BEGIN Source excerpt

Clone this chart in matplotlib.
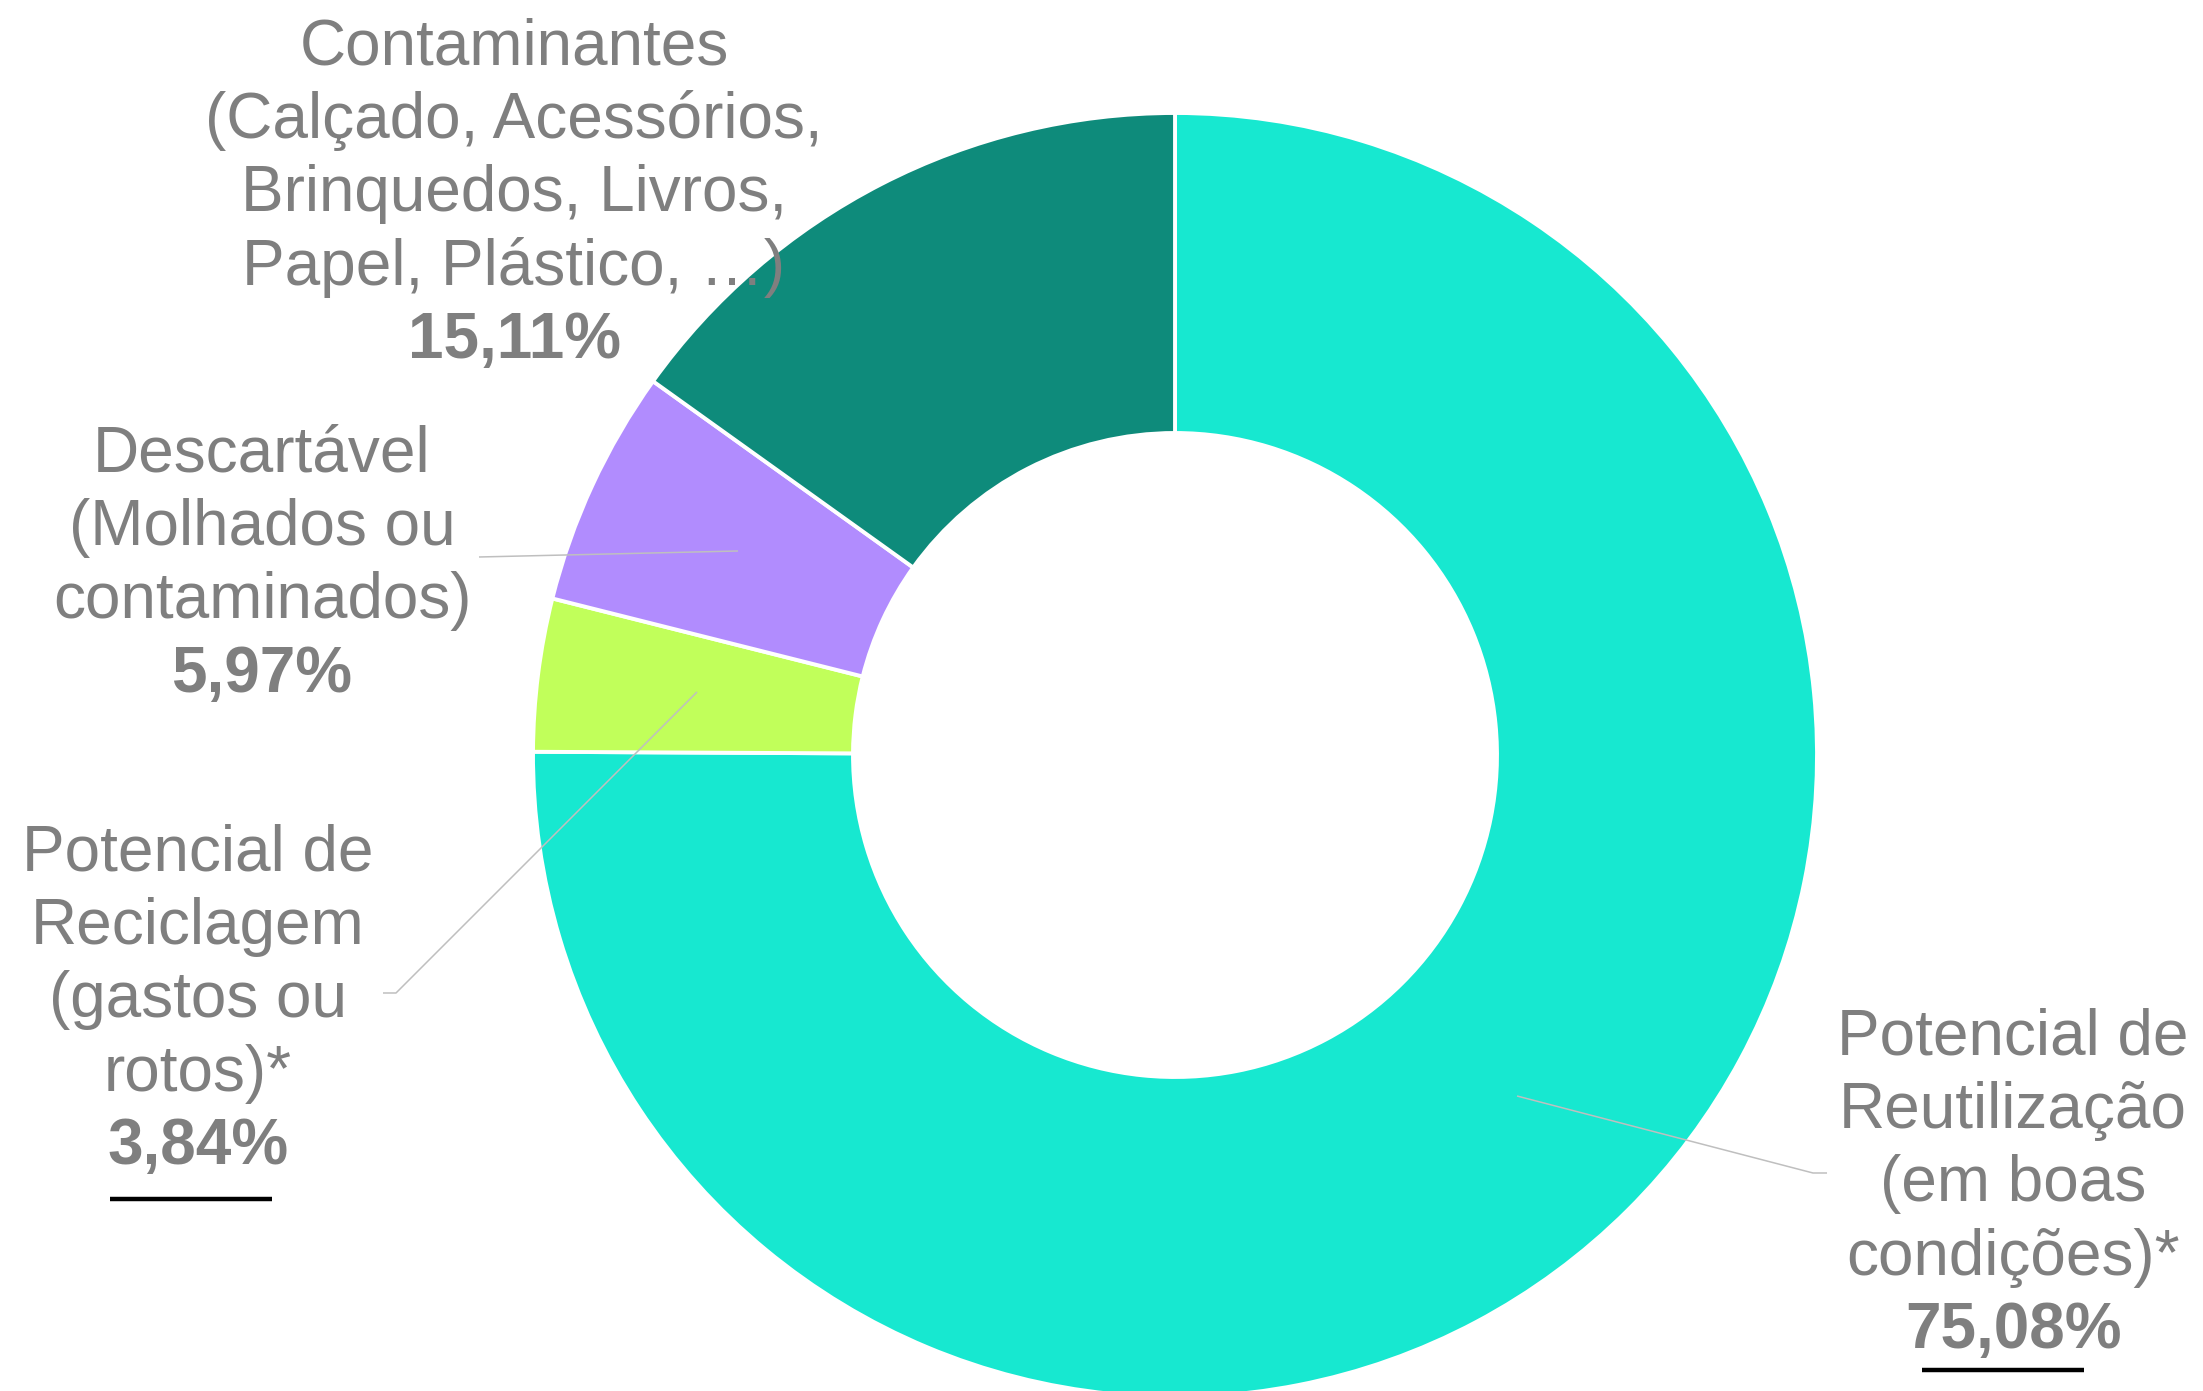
import matplotlib
matplotlib.use("Agg")
import matplotlib.pyplot as plt

plt.rcParams['font.family'] = ['Liberation Sans', 'DejaVu Sans']

# ---- data ----
categories = [
    "Potencial de\nReutilização\n(em boas\ncondições)*",
    "Potencial de\nReciclagem\n(gastos ou\nrotos)*",
    "Descartável\n(Molhados ou\ncontaminados)",
    "Contaminantes\n(Calçado, Acessórios,\nBrinquedos, Livros,\nPapel, Plástico, …)",
]
values = [75.08, 3.84, 5.97, 15.11]
colors = ["#17E8D0", "#C1FF5A", "#B18CFE", "#0E8B7B"]
underlined = [True, True, False, False]

# ---- layout (image pixel coordinates, y from top) ----
W, H = 2203, 1391
center_img = (1175, 755)
r_outer, r_inner = 642, 322
label_x = [2013, 198, 262, 514]
label_first_baseline = [1054, 870, 471, 64]
line_step = 73.5
leaders = [
    [(1517, 1096), (1813, 1173), (1827, 1173)],
    [(697, 692), (396, 993), (383, 993)],
    [(738, 551), (479, 557)],
    None,
]
underline_geom = [(1922, 2084, 1370), (110, 272, 1199), None, None]

fig = plt.figure(figsize=(W / 100 + 1e-4, H / 100 + 1e-4), dpi=100)
ax = fig.add_axes([0, 0, 1, 1])

def Y(y):
    return H - y

ax.pie(values, colors=colors, startangle=90, counterclock=False,
       radius=r_outer, center=(center_img[0], Y(center_img[1])),
       wedgeprops=dict(width=r_outer - r_inner, edgecolor='white', linewidth=2.8))

ax.set_xlim(0, W)
ax.set_ylim(0, H)
ax.set_aspect('equal')
ax.axis('off')

text_color = "#7F7F7F"
fs = 46
for i, (cat, v) in enumerate(zip(categories, values)):
    lines = cat.split("\n")
    x = label_x[i]
    yb = label_first_baseline[i]
    for k, ln in enumerate(lines):
        ax.text(x, Y(yb + k * line_step), ln, ha='center', va='baseline',
                fontsize=fs, color=text_color)
    pct = f"{v:.2f}%".replace('.', ',')
    ax.text(x, Y(yb + len(lines) * line_step), pct, ha='center', va='baseline',
            fontsize=fs, color=text_color, fontweight='bold')
    if leaders[i] is not None:
        xs = [p[0] for p in leaders[i]]
        ys = [Y(p[1]) for p in leaders[i]]
        ax.plot(xs, ys, color="#BFBFBF", linewidth=1.1, solid_capstyle='butt')
    if underlined[i] and underline_geom[i] is not None:
        x0, x1, yy = underline_geom[i]
        ax.plot([x0, x1], [Y(yy), Y(yy)], color='black', linewidth=3.2,
                solid_capstyle='butt')

fig.savefig("out.png", dpi=100)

END Source excerpt

▶ [Exercise details] Repeat the data exactly, dropping every picture it holds.

▶ [Answer]
Clone this chart in matplotlib.
import matplotlib
matplotlib.use("Agg")
import matplotlib.pyplot as plt

plt.rcParams['font.family'] = ['Liberation Sans', 'DejaVu Sans']

# ---- data ----
categories = [
    "Potencial de\nReutilização\n(em boas\ncondições)*",
    "Potencial de\nReciclagem\n(gastos ou\nrotos)*",
    "Descartável\n(Molhados ou\ncontaminados)",
    "Contaminantes\n(Calçado, Acessórios,\nBrinquedos, Livros,\nPapel, Plástico, …)",
]
values = [75.08, 3.84, 5.97, 15.11]
colors = ["#17E8D0", "#C1FF5A", "#B18CFE", "#0E8B7B"]
underlined = [True, True, False, False]

# ---- layout (image pixel coordinates, y from top) ----
W, H = 2203, 1391
center_img = (1175, 755)
r_outer, r_inner = 642, 322
label_x = [2013, 198, 262, 514]
label_first_baseline = [1054, 870, 471, 64]
line_step = 73.5
leaders = [
    [(1517, 1096), (1813, 1173), (1827, 1173)],
    [(697, 692), (396, 993), (383, 993)],
    [(738, 551), (479, 557)],
    None,
]
underline_geom = [(1922, 2084, 1370), (110, 272, 1199), None, None]

fig = plt.figure(figsize=(W / 100 + 1e-4, H / 100 + 1e-4), dpi=100)
ax = fig.add_axes([0, 0, 1, 1])

def Y(y):
    return H - y

ax.pie(values, colors=colors, startangle=90, counterclock=False,
       radius=r_outer, center=(center_img[0], Y(center_img[1])),
       wedgeprops=dict(width=r_outer - r_inner, edgecolor='white', linewidth=2.8))

ax.set_xlim(0, W)
ax.set_ylim(0, H)
ax.set_aspect('equal')
ax.axis('off')

text_color = "#7F7F7F"
fs = 46
for i, (cat, v) in enumerate(zip(categories, values)):
    lines = cat.split("\n")
    x = label_x[i]
    yb = label_first_baseline[i]
    for k, ln in enumerate(lines):
        ax.text(x, Y(yb + k * line_step), ln, ha='center', va='baseline',
                fontsize=fs, color=text_color)
    pct = f"{v:.2f}%".replace('.', ',')
    ax.text(x, Y(yb + len(lines) * line_step), pct, ha='center', va='baseline',
            fontsize=fs, color=text_color, fontweight='bold')
    if leaders[i] is not None:
        xs = [p[0] for p in leaders[i]]
        ys = [Y(p[1]) for p in leaders[i]]
        ax.plot(xs, ys, color="#BFBFBF", linewidth=1.1, solid_capstyle='butt')
    if underlined[i] and underline_geom[i] is not None:
        x0, x1, yy = underline_geom[i]
        ax.plot([x0, x1], [Y(yy), Y(yy)], color='black', linewidth=3.2,
                solid_capstyle='butt')

fig.savefig("out.png", dpi=100)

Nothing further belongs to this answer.